SIMEC Group Ltd is a British international energy and natural resources business focused on resources, sustainable power, infrastructure, and commodities trading. It is part of the GFG Alliance, which is owned by members of the Gupta family.

==History==
The group was founded in 1996 by Parduman K. Gupta, whose son, Sanjeev Gupta, had established Liberty House Group in 1992.

In 2013, SIMEC Group refocused itself, mainly on sustainable power, mining, and infrastructure.

In 2016 SIMEC had an annual turnover of almost USD2.5 billion and net assets of USD350 million. As of 2018 it was trading in 60 countries, with 200 locations.

==Description==
The SIMEC Group (along with Liberty Steel Group) is an independent company within the GFG Alliance, of which Sanjeev Gupta became executive chairman. The company is focused on resources, sustainable power, infrastructure, and commodities trading, Its activities span renewable energy generation, mining, shipping, and commodities trading.

==SIMEC Group in Australia==
Among many developments since then, in 2017 it acquired Arrium Mining and OneSteel operations in South Australia for USD750 million. The mining assets of the former company included iron ore (magnetite and haematite) mines in the Middleback Range and a dolomite mine (to supply blast furnace flux) at Ardrossan, South Australia.

In 2017, GFG Alliance purchased Arrium's Whyalla Steelworks in South Australia, announcing that a new AUD600 million investment would lift production to 1.8 million tonnes a year.
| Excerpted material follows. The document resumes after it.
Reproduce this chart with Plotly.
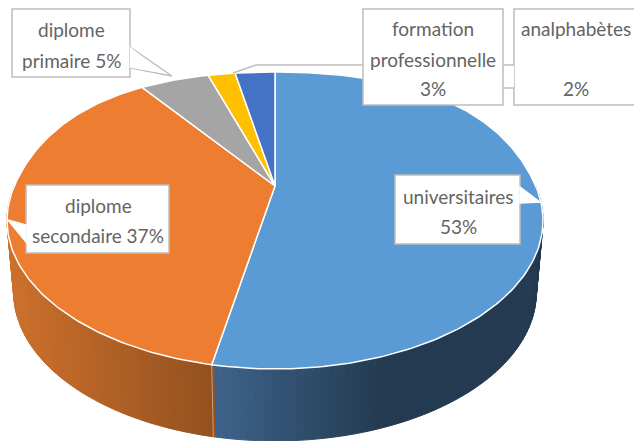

In 2018 the company announced it would build a new steel manufacturing plant next to the existing one. It would be capable of producing 10 million tonnes a year – making it the largest in the western world – and have infrastructure to eventually double that capacity.

SIMEC Mining acquired mining leases in 2018 for the Iron Sultan and Iron Warrior mines in the Middleback Range, 50 km south-west of Whyalla, reflecting the need for significant sources of iron ore for its expanding capacity.

Another member of GFG Alliance, SIMEC Energy Australia Pty Ltd, acquired a controlling stake in South Australian renewable energy and storage technologies company, ZEN Energy Pty Ltd, in 2017 and formed a joint venture named SIMEC Zen Energy. Sanjeev Gupta said his company was investing in large-scale power projects to meet its own industrial requirements.